Daha trajik olan ise, bu görüntülerin bir döngü hâline gelmesidir. Modern görünümü olan, kendini entelektüel sanan başka bir yorumcu ortaya çıkıyor ve aynı liderlere akıl vermeye başlıyor. Eleştirinin ve konuşmanın dozu sınırsız, ama arkalarında tek bir somut katkı yok. Ekranlarda üretilen bu fikirler, gerçek dünyaya hiçbir şekilde dokunmuyor; sadece konuşanın kendini var etmesine hizmet ediyor.

Günümüz televizyonlarında yorumcuların en büyük eğlencesi, dünyanın en güçlü liderlerini yönetiyormuş gibi göstermek. Ama gerçek şu ki, ekranlarda kendilerini kahraman ilan edenler, hayatın gerçek dinamikleriyle hiç karşılaşmamış. Siyasi ve ekonomik ağırlığı omuzlarında taşıyan liderlerin kararlarını, güvenli koltuklarından tahmin etmek sadece bir yanılsamadır.

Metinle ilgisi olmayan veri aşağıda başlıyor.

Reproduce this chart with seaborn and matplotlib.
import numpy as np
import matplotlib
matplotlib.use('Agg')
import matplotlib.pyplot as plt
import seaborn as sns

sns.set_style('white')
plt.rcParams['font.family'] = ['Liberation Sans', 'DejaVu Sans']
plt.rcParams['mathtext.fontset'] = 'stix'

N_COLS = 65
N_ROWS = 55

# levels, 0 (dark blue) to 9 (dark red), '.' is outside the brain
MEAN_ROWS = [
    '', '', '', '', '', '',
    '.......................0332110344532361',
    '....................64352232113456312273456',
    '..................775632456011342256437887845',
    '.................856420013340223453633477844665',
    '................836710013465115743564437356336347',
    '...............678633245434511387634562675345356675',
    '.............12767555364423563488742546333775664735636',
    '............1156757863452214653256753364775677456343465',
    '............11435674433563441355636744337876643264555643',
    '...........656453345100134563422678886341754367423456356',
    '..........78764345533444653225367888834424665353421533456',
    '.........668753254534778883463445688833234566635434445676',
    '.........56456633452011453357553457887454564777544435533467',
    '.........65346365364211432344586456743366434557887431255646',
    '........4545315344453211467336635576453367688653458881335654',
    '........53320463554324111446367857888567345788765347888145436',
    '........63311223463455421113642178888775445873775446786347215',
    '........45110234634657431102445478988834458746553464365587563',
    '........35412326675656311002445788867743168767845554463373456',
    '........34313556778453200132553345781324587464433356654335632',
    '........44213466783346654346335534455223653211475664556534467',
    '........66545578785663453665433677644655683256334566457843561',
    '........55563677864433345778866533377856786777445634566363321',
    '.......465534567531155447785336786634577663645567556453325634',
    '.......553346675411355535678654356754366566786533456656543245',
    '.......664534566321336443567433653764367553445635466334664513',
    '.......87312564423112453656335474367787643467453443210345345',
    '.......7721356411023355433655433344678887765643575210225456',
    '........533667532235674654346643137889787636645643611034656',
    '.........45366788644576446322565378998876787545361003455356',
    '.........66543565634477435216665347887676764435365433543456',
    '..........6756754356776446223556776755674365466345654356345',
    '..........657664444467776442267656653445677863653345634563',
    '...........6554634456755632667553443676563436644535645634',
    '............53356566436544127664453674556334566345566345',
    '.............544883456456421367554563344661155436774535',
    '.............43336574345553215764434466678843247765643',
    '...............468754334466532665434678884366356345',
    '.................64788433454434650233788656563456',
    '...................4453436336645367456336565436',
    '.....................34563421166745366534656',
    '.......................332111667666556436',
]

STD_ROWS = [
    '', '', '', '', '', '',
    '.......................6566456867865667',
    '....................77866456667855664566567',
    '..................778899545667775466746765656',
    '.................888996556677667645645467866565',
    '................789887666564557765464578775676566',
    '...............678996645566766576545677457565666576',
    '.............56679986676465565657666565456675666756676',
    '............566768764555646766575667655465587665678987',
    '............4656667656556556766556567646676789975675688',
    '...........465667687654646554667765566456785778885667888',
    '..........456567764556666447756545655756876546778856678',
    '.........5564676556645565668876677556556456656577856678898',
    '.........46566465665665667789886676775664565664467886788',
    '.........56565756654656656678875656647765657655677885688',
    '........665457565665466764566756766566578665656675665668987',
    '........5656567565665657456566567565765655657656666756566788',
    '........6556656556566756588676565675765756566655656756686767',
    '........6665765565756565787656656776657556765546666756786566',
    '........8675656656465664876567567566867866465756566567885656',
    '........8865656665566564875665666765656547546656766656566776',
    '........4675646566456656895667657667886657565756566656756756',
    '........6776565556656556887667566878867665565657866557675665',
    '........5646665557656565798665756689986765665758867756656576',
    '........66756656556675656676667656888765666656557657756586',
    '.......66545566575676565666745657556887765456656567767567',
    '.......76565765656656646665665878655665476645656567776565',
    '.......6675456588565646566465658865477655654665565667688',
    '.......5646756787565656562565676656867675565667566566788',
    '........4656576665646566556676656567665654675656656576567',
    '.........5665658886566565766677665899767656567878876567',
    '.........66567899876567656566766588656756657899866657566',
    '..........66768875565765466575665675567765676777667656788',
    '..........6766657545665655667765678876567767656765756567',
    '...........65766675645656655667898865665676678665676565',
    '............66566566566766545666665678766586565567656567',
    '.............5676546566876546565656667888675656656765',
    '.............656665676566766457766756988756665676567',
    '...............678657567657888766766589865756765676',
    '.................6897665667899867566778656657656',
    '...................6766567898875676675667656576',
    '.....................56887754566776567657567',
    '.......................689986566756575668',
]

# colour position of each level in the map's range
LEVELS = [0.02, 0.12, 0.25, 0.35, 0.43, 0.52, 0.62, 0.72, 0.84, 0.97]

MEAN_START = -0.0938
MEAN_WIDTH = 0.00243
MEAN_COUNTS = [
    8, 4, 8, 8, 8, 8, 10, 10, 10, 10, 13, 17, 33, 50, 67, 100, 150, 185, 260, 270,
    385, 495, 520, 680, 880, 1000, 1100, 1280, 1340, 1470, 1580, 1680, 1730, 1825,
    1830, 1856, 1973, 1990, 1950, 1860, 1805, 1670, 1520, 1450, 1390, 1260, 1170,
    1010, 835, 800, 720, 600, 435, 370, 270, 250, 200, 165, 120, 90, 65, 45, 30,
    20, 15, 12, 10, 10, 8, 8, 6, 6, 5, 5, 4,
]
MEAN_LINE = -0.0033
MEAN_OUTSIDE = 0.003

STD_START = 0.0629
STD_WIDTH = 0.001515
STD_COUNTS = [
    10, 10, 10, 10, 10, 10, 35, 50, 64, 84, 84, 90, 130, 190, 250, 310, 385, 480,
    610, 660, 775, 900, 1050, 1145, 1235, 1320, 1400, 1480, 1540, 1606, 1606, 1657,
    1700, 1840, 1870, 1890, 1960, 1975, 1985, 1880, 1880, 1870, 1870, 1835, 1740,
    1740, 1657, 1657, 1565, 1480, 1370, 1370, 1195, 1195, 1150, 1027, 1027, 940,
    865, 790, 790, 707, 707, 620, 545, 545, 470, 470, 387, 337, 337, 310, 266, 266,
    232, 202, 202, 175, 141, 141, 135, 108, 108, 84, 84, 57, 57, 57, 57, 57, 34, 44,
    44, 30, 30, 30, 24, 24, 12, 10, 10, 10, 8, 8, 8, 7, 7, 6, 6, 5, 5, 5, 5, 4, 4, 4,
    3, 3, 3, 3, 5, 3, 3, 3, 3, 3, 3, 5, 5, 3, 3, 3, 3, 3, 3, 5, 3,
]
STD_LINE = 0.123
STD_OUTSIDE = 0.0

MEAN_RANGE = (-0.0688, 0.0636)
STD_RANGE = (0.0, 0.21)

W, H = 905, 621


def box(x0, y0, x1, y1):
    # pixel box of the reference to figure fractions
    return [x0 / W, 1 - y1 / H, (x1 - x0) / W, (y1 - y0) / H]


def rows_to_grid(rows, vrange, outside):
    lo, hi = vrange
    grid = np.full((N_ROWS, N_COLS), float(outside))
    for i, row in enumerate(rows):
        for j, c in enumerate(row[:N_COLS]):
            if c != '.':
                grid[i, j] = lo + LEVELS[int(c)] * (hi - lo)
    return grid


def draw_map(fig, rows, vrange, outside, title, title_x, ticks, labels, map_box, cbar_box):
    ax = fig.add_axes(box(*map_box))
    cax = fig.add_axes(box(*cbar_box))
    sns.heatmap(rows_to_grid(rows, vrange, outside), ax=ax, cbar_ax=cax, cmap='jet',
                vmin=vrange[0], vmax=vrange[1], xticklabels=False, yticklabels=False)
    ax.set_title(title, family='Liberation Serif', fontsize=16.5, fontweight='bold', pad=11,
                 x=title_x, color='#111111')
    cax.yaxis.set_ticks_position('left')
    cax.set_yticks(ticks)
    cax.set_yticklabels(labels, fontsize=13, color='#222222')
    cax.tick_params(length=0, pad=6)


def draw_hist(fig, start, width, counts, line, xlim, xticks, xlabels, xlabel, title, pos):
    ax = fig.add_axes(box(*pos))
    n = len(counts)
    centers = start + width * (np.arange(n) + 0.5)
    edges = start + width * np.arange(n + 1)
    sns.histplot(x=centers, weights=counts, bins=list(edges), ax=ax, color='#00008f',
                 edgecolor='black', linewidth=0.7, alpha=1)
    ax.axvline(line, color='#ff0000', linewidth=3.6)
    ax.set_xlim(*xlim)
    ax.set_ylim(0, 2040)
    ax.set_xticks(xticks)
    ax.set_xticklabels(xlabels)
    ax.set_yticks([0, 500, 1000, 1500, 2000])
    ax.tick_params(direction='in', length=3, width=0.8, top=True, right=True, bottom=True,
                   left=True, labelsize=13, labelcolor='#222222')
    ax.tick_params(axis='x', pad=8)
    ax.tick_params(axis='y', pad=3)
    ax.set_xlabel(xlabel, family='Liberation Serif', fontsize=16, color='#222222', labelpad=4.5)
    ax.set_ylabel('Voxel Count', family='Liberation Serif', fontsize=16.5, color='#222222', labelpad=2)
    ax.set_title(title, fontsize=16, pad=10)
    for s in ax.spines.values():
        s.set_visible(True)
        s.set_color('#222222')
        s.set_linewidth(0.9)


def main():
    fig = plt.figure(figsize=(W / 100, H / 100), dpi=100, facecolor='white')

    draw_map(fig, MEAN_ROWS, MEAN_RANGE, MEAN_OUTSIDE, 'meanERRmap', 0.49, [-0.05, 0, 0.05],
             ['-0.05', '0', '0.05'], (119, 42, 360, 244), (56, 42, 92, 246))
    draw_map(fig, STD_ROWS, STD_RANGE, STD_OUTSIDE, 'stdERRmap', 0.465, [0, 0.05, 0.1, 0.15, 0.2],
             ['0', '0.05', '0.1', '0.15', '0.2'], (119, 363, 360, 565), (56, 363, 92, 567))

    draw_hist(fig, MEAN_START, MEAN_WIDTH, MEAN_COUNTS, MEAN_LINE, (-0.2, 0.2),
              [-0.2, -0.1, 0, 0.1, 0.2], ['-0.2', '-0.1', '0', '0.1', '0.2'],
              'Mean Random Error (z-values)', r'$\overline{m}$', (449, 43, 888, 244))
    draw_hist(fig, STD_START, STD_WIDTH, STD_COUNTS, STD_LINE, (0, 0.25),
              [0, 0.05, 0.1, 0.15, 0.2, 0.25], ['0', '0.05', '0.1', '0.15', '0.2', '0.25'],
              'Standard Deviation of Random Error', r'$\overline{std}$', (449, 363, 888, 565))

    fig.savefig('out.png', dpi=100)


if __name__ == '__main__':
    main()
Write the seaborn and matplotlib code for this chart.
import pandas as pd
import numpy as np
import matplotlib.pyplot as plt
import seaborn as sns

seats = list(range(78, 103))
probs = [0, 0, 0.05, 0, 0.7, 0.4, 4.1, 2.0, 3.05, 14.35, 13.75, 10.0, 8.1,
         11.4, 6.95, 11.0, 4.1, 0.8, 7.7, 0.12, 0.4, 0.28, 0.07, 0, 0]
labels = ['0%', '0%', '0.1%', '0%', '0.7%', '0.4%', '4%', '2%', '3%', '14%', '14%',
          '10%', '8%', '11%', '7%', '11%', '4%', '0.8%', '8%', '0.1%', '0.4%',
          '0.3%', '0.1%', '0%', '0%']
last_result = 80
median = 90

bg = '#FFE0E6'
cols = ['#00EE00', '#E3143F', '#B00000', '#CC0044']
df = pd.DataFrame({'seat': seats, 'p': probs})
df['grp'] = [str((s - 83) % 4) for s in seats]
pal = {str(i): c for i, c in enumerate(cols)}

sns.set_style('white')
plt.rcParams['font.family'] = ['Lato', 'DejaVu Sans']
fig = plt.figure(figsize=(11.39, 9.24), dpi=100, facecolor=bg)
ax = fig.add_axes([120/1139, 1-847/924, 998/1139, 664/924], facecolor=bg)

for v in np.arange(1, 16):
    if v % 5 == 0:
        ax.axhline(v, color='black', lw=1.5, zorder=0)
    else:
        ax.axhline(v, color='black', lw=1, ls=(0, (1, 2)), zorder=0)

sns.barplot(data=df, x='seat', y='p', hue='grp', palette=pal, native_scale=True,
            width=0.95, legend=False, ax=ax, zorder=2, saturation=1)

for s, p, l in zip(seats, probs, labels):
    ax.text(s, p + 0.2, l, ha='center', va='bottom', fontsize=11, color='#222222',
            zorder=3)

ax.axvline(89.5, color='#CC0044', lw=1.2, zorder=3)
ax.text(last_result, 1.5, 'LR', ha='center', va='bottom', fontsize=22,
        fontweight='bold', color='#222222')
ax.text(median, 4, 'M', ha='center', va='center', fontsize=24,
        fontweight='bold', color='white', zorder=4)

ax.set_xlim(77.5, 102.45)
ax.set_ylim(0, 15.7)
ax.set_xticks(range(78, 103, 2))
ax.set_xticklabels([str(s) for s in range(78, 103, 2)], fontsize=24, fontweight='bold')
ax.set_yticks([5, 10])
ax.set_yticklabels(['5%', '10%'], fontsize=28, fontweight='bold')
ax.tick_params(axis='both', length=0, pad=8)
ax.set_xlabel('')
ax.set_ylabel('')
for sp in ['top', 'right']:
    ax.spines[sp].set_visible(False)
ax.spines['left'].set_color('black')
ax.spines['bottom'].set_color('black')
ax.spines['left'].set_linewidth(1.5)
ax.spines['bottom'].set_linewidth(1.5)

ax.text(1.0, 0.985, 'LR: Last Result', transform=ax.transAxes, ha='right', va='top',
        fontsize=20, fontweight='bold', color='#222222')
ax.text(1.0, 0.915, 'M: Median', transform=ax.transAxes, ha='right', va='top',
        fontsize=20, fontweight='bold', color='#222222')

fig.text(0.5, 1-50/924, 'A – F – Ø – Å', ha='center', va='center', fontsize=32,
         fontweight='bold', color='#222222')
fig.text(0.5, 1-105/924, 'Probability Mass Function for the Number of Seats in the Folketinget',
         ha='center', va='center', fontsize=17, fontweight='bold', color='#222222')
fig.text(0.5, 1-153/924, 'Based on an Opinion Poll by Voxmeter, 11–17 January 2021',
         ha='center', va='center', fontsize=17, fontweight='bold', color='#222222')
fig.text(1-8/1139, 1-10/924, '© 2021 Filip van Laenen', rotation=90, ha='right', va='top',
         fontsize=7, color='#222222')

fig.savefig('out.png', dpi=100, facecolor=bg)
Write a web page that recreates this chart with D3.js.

İzleyici ekranda fikir bombardımanına tutulurken, yorumcular üretimden, sorumluluktan ve etik gazetecilikten tamamen uzak bir gösteri sunuyor. Boş konuşmak, üretim yapmamak ve sadece görünür olmak, yeni bir “ekran kahramanlığı” türü yaratmış durumda. Bu yorumcular, modern araçları kullanıyor; lüks yaşam ve tüketim simgeleriyle ekranlarda boy gösteriyor. Ama kadına şiddet, adaletsizlik veya yolsuzluk gibi gerçek sorunları görmezden gelerek kendi haklılıklarını ön plana çıkarıyorlar.

Her biri adeta kendi mahallesinin reel politiğine uygun algı yaratmak adına, kendi adına minik birer Joseph Goebbels’e dönüşmüş; yüz ifadeleri, jestleri ve tonlamalarıyla izleyiciye kendi yanılsamalarını sunuyor. Bu, televizyon yorumculuğunu, bağımsız ve eleştirel düşüncenin önüne geçen görsel bir tiyatroya dönüştürüyor. Artık ekran başındaki izleyici, bilgiye değil, “oyunculuğa” maruz kalıyor; fikir yerine performans izliyor.

Sonuç olarak, ekran karşısında sürekli konuşan ama üretmeyen bu “boş kahramanlar”, toplumun bilgi ve üretim algısını çarpıtıyor. Liderleri eleştirmek ve kamuoyunu bilgilendirmek, etik, bağımsız ve sorumlu gazetecilikle mümkündür.

Medyanın asli görevi, sadece görünürlük ve ilgi yaratmak değil; toplumun gerçek meseleleriyle yüzleşmesini sağlamak, bilgi üretmek ve doğruları sorgulamaktır. Gazetecilik, fikir beyan etmekten öte, sorumluluk, araştırma ve toplumsal katkı üretme işidir.

Aksi halde, ekran karşısındaki özgüven, kendi kendine yaratılmış bir kahramanlık maskesinden öteye geçemez; modern toplumun bilgi ve adalet ihtiyacına hizmet etmeyen bir boş gösteriye dönüşür.